>> begin
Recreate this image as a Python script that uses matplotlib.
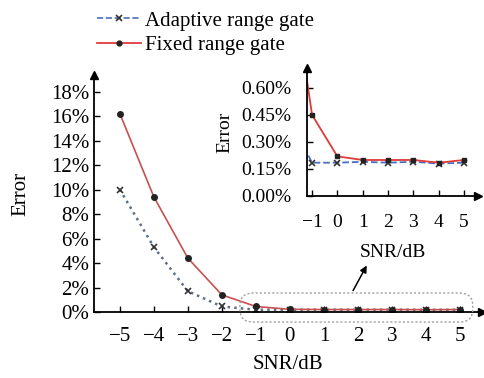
import numpy as np
import matplotlib
matplotlib.use('Agg')
import matplotlib.pyplot as plt
from matplotlib.patches import FancyBboxPatch
from matplotlib.ticker import FuncFormatter
from matplotlib.transforms import IdentityTransform

plt.rcParams['font.family'] = ['Liberation Serif', 'DejaVu Serif']
plt.rcParams['mathtext.fontset'] = 'stix'

# Data (error in %)
snr = [-5, -4, -3, -2, -1, 0, 1, 2, 3, 4, 5]
adaptive = [10.0, 5.3, 1.7, 0.45, 0.185, 0.185, 0.19, 0.185, 0.19, 0.18, 0.185]
fixed = [16.2, 9.4, 4.4, 1.4, 0.45, 0.22, 0.20, 0.20, 0.20, 0.185, 0.20]

main_yticks = [0, 2, 4, 6, 8, 10, 12, 14, 16, 18]
inset_yticks = [0.0, 0.15, 0.30, 0.45, 0.60]
inset_xticks = [-1, 0, 1, 2, 3, 4, 5]

fig = plt.figure(figsize=(4.85, 3.78), dpi=100)
ax = fig.add_axes([0.1938, 0.1746, 0.80, 0.627])

def style_axes(a, fs):
    for s in ['top', 'right']:
        a.spines[s].set_visible(False)
    a.spines['left'].set_linewidth(1.3)
    a.spines['bottom'].set_linewidth(1.3)
    a.tick_params(direction='in', length=4, width=1.0, labelsize=fs)
    a.plot(1, 0, '>k', transform=a.transAxes, clip_on=False, ms=6)
    a.plot(0, 1, '^k', transform=a.transAxes, clip_on=False, ms=6)

ax.plot(snr, adaptive, ':', color='#5d6f88', lw=1.8, marker='x', ms=4,
        mec='#333333', mew=1.2)
ax.plot(snr, fixed, '-', color='#c8504e', lw=1.2, marker='o', ms=4,
        mfc='#222222', mec='#222222')
ax.set_xlim(-5.76, 5.65)
ax.set_ylim(0, 19.35)
ax.set_xticks(snr)
ax.set_yticks(main_yticks)
ax.yaxis.set_major_formatter(FuncFormatter(lambda v, p: '%d%%' % v))
style_axes(ax, 15)
ax.tick_params(axis='x', pad=11)
ax.set_xlabel('SNR/dB', fontsize=15, labelpad=6)
ax.set_ylabel('Error', fontsize=15, labelpad=15)

# legend entries (blue dashed / red solid)
h1, = ax.plot([], [], '--', color='#4a6fc0', lw=1.2, marker='x', ms=4,
              mec='#333333', mew=1.2)
h2, = ax.plot([], [], '-', color='#e03a3a', lw=1.3, marker='o', ms=3.5,
              mfc='#222222', mec='#222222')
fig.legend([h1, h2], ['Adaptive range gate', 'Fixed range gate'],
           loc='upper left', bbox_to_anchor=(0.162, 1.02), frameon=False,
           fontsize=15, handlelength=2.1, handletextpad=0.2, labelspacing=0.22)

# zoomed-in region marker
fig.canvas.draw()
p0 = ax.transData.transform((-1.47, -0.82))
p1 = ax.transData.transform((5.38, 1.55))
box = FancyBboxPatch((p0[0], p0[1]), p1[0] - p0[0], p1[1] - p0[1],
                     boxstyle='round,pad=0,rounding_size=13',
                     transform=IdentityTransform(), fill=False,
                     ec='#a0a0a0', ls=(0, (1.5, 1.5)), lw=1.0, clip_on=False)
fig.add_artist(box)
ax.annotate('', xy=(2.3, 4.0), xytext=(1.82, 1.55),
            arrowprops=dict(arrowstyle='-|>', color='black', lw=1.1,
                            mutation_scale=10), annotation_clip=False)

# inset
ins = fig.add_axes([0.633, 0.4815, 0.3526, 0.3386])
ins.patch.set_alpha(0)
ins.plot(snr, adaptive, '--', color='#4a6fc0', lw=1.3, marker='x', ms=4,
         mec='#333333', mew=1.2)
ins.plot(snr, fixed, '-', color='#e03a3a', lw=1.3, marker='s', ms=3.5,
         mfc='#222222', mec='#222222')
ins.set_xlim(-1.2, 5.55)
ins.set_ylim(0, 0.711)
ins.set_xticks(inset_xticks)
ins.set_yticks(inset_yticks)
ins.yaxis.set_major_formatter(FuncFormatter(lambda v, p: '%.2f%%' % v))
style_axes(ins, 14)
ins.tick_params(axis='x', pad=13)
ins.tick_params(axis='y', pad=11)
ins.set_xlabel('SNR/dB', fontsize=14, labelpad=9)
ins.set_ylabel('Error', fontsize=14, labelpad=6)

fig.savefig('out.png', dpi=100)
>> end
OBJECTIVE
Extract, word for word, each line from the top of the data down to and including the line with "from matplotlib.transforms import"; skip the pictures.

OUTPUT FOR THIS EXERCISE
Recreate this image as a Python script that uses matplotlib.
import numpy as np
import matplotlib
matplotlib.use('Agg')
import matplotlib.pyplot as plt
from matplotlib.patches import FancyBboxPatch
from matplotlib.ticker import FuncFormatter
from matplotlib.transforms import IdentityTransform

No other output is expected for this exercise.